Brave New World of Digital Intimacy Response

April 22, 2010


This article has sparked interested thoughts into my head. Zuckeberg made quite a move when he did not remove the News Feed feature of facebook. I think this move was for the better… at least in being more convenient. While people can go look at the facebook profiles of people that they know, it would be too much time going through the profiles of too many friends. I think what’s interesting is that it just shows how much we just tend to accept what happens and not make a stand on what we do not like. Sure there were people that were against this, but I think the majority just are too lazy to make any voice against the change. The part about how we might have a limit to how many friends we can naturally keep is interesting. I wonder how people would live with the fact that they can’t keep everyone they meet. The concept of “keeping” people as facebook friends is another phenomenon. It’s like owning people like a collection.

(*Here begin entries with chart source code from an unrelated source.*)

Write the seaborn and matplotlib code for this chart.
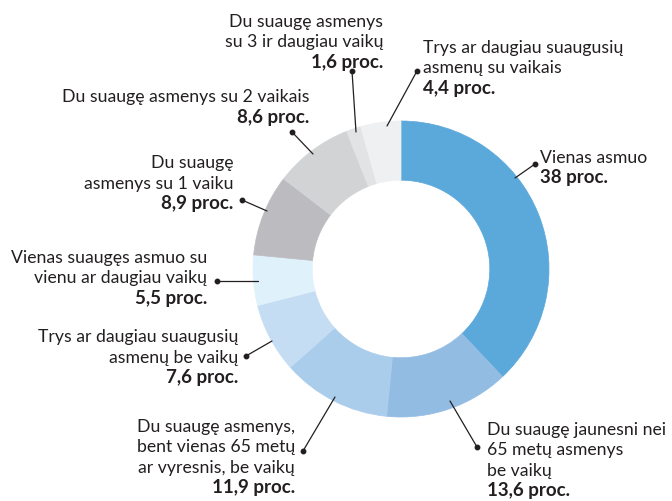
import matplotlib.pyplot as plt
import seaborn as sns

# data
labels = [
    "Vienas asmuo",
    "Du suaugę jaunesni nei\n65 metų asmenys\nbe vaikų",
    "Du suaugę asmenys,\nbent vienas 65 metų\nar vyresnis, be vaikų",
    "Trys ar daugiau suaugusių\nasmenų be vaikų",
    "Vienas suaugęs asmuo su\nvienu ar daugiau vaikų",
    "Du suaugę\nasmenys su 1 vaiku",
    "Du suaugę asmenys su 2 vaikais",
    "Du suaugę asmenys\nsu 3 ir daugiau vaikų",
    "Trys ar daugiau suaugusių\nasmenų su vaikais",
]
values = [38, 13.6, 11.9, 7.6, 5.5, 8.9, 8.6, 1.6, 4.4]
colors = ["#5ba8db", "#93bce3", "#abcdec", "#c5ddf2", "#dff1fa",
          "#bcbcc0", "#d2d3d5", "#e2e3e5", "#eff0f2"]

# label layout in image pixels: text x, first baseline y, alignment, dot, line end
layout = [
    (540, 163, "left", (535, 165), (515, 179)),
    (487, 435, "left", (477, 448), (450, 402)),
    (295, 432, "right", (303, 452), (335, 398)),
    (238, 342, "right", (246, 357), (272, 342)),
    (207, 263, "right", (217, 282), (258, 282)),
    (233, 168, "right", (242, 201), (267, 212)),
    (309, 102, "right", (292, 133), (313, 155)),
    (383, 27, "right", (352, 72), (356, 133)),
    (423, 53, "left", (417, 72), (387, 127)),
]

sns.set_theme(style="white")
plt.rcParams["font.family"] = ["Lato", "DejaVu Sans"]

W, H = 672, 502
fig = plt.figure(figsize=(W / 100, H / 100), dpi=100)
ax = fig.add_axes([0, 0, 1, 1])

def fy(y):
    return H - y

wedges, _ = ax.pie(values, colors=colors, startangle=90, counterclock=False,
                   center=(401, fy(270)), radius=148,
                   wedgeprops=dict(width=148 * 0.4, linewidth=0.5))
for w, c in zip(wedges, colors):
    w.set_edgecolor(c)
ax.set_xlim(0, W)
ax.set_ylim(0, H)
ax.set_axis_off()

txt = "#231f20"
step = 20.5
for lab, val, (x, y, ha, dot, end) in zip(labels, values, layout):
    lines = lab.split("\n")
    for i, line in enumerate(lines):
        ax.text(x, fy(y + i * step), line, ha=ha, va="baseline",
                fontsize=12.7, color=txt)
    num = f"{val:g}".replace(".", ",") + " proc."
    ax.text(x, fy(y + len(lines) * step), num, ha=ha, va="baseline",
            fontsize=13.5, fontweight="bold", color=txt)
    ax.plot([dot[0], end[0]], [fy(dot[1]), fy(end[1])], color=txt, lw=0.9)
    ax.plot(dot[0], fy(dot[1]), "o", color=txt, ms=3.2)

fig.savefig("out.png", dpi=100)
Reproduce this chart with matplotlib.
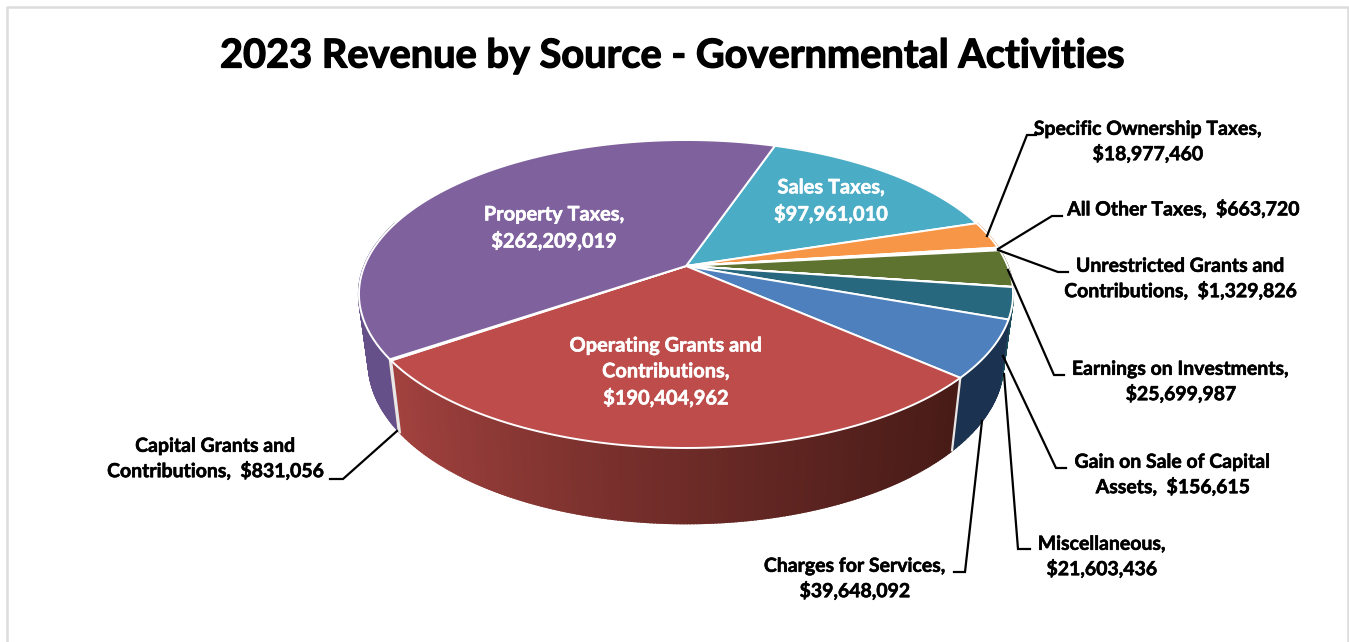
import numpy as np
import matplotlib
matplotlib.use('Agg')
import matplotlib.pyplot as plt
import matplotlib.patheffects as pe
from matplotlib.colors import to_rgb

plt.rcParams['font.family'] = ['Lato', 'DejaVu Sans']

title = '2023 Revenue by Source - Governmental Activities'

# clockwise, starting at the Sales Taxes slice
sources = ['Sales Taxes', 'Specific Ownership Taxes', 'All Other Taxes',
           'Unrestricted Grants and Contributions', 'Earnings on Investments',
           'Gain on Sale of Capital Assets', 'Miscellaneous', 'Charges for Services',
           'Operating Grants and Contributions', 'Capital Grants and Contributions',
           'Property Taxes']
values = [97961010, 18977460, 663720, 1329826, 25699987, 156615, 21603436,
          39648092, 190404962, 831056, 262209019]

top_colors = ['#4bacc6', '#f79646', '#c9c9c9', '#8a9a5b', '#5e7330', '#9bbb59',
              '#27687e', '#4d80bd', '#bd4c4a', '#a33f3d', '#7f619e']
wall_left = ['#2f7f95', '#b86a28', '#999999', '#66752f', '#46561f', '#66752f',
             '#1b4a5a', '#1b3350', '#a54340', '#a54340', '#65508a']
wall_right = ['#2f7f95', '#b86a28', '#999999', '#66752f', '#46561f', '#66752f',
              '#1b4a5a', '#1b3350', '#481b17', '#a54340', '#65508a']

start_angle = 18.9  # degrees clockwise from the back of the pie

# pie geometry, in picture pixels
cx, cy = 686, 266
persp = 0.1818
y_gain = 148.9
x_gain = 321.6
rim_x = 0.97
rim_y = 1.04
rim_drop = 68


def project(ang, r=1.0):
    x = r * np.sin(ang)
    y = r * np.cos(ang)
    d = 1 + persp * y
    return x_gain * x / d, y_gain * y / d


def top_xy(ang, r=1.0):
    sx, sy = project(ang, r)
    return cx + sx, cy - sy


def rim_xy(ang):
    sx, sy = project(ang)
    return cx + sx * rim_x, cy - sy * rim_y + rim_drop


fig = plt.figure(figsize=(13.49, 6.42), dpi=100, facecolor='white')
ax = fig.add_axes([0, 0, 1, 1])
ax.set_xlim(0, 1349)
ax.set_ylim(642, 0)
ax.axis('off')

# outer frame
ax.plot([6.5, 6.5, 1347.5, 1347.5], [642, 6.5, 6.5, 642], color='#dcdcdc', lw=1.8)

fracs = np.array(values) / sum(values) * 2 * np.pi
edges = np.radians(start_angle) + np.concatenate([[0], np.cumsum(fracs)])

# side walls, small strips so the red one can shade from left to right
strips = []
for i in range(len(values)):
    a = np.linspace(edges[i], edges[i + 1], max(2, int(np.degrees(fracs[i]) * 2) + 2))
    for j in range(len(a) - 1):
        strips.append((np.cos((a[j] + a[j + 1]) / 2), i, a[j], a[j + 1]))
strips.sort(key=lambda s: -s[0])

for depth, i, a0, a1 in strips:
    if depth > 0.3:
        continue
    tx, ty = top_xy(np.array([a0, a1]))
    bx, by = rim_xy(np.array([a1, a0]))
    t = 1.0
    if sources[i].startswith('Operating'):
        t = 1 - np.clip((tx[0] - 390) / 570, 0, 1) ** 0.8
    c = np.array(to_rgb(wall_left[i])) * t + np.array(to_rgb(wall_right[i])) * (1 - t)
    ax.fill(np.r_[tx, bx], np.r_[ty, by], facecolor=c, edgecolor=c, lw=1.5, zorder=2)

# white edges between the walls in front
for i in [7, 8, 9]:
    px, py = top_xy(edges[i + 1])
    qx, qy = rim_xy(edges[i + 1])
    ax.plot([px, qx], [py, qy], color='#e8e8e8', lw=1.6, zorder=3)

# top of the pie
for i in range(len(values)):
    a = np.linspace(edges[i], edges[i + 1], 80)
    x, y = top_xy(a)
    ax.fill(np.r_[cx, x], np.r_[cy, y], facecolor=top_colors[i], edgecolor='white',
            lw=1.4, joinstyle='round', zorder=4)

# leader lines
leaders = [([987, 1027, 1036], [236, 135, 135]),
           ([998, 1052, 1062], [249, 216, 216]),
           ([998, 1058, 1068], [250, 272, 272]),
           ([1008, 1054, 1064], [270, 375, 375]),
           ([1003, 1056, 1066], [356, 468, 468]),
           ([1004, 1018, 1030], [374, 549, 549]),
           ([982, 965, 954], [421, 572, 572]),
           ([397, 343, 330], [431, 479, 479])]
for lx, ly in leaders:
    ax.plot(lx, ly, color='black', lw=1.6, zorder=5, solid_joinstyle='miter')

ax.text(672, 56, title, fontsize=28.6, fontweight='bold', ha='center', va='center', zorder=6,
        path_effects=[pe.withStroke(linewidth=0.9, foreground='black')])

outer_labels = [('Specific Ownership Taxes,\n$18,977,460', 1148, 142),
                ('All Other Taxes,  $663,720', 1184, 209),
                ('Unrestricted Grants and\nContributions,  $1,329,826', 1181, 279),
                ('Earnings on Investments,\n$25,699,987', 1181, 382),
                ('Gain on Sale of Capital\nAssets,  $156,615', 1173, 475),
                ('Miscellaneous,\n$21,603,436', 1102, 557),
                ('Charges for Services,\n$39,648,092', 855, 579),
                ('Capital Grants and\nContributions,  $831,056', 216, 459)]
for txt, x, y in outer_labels:
    ax.text(x, y, txt, fontsize=14.0, fontweight='bold', ha='center', va='center',
            linespacing=1.42, color='black', zorder=6,
            path_effects=[pe.withStroke(linewidth=0.4, foreground='black')])

inner_labels = [('Property Taxes,\n$262,209,019', 554, 228),
                ('Sales Taxes,\n$97,961,010', 831, 201),
                ('Operating Grants and\nContributions,\n$190,404,962', 666, 372)]
for txt, x, y in inner_labels:
    ax.text(x, y, txt, fontsize=14.4, fontweight='bold', ha='center', va='center',
            linespacing=1.36, color='white', zorder=6,
            path_effects=[pe.withStroke(linewidth=0.4, foreground='white')])

fig.savefig('out.png', dpi=100)
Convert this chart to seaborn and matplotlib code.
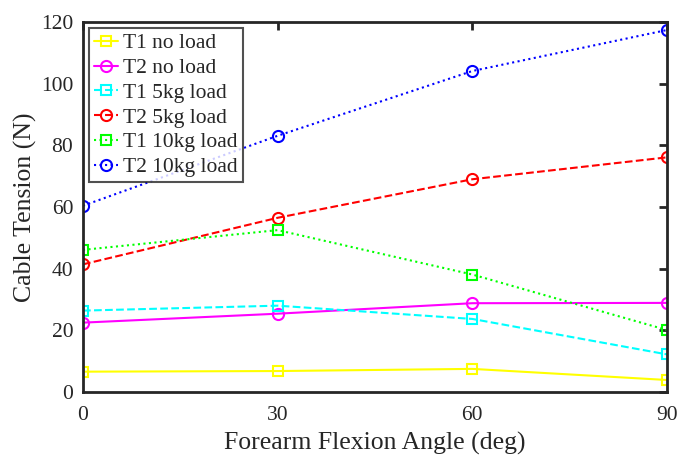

I guess the way I see it is that I’m not terribly afraid in sharing information about myself. In fact, I think it’s an honor that people would take their time to look through my information. It’s a concept that I learned in my sociology class of mass communication; even though you offer free videos or things to watch, time has become an important resource. Time is the resource that has been invented in our generation. The concept of ambient awareness is quite fascinating. Never before have we been so connected and passively alerted to the thoughts of the people around us. But an important thing to keep in mind is that these posts are filtered and controlled. We aren’t seeing every exact thought in the person’s head; we are only seeing what they want to show. My fear however, lies from what marketers and businesses can use from our information.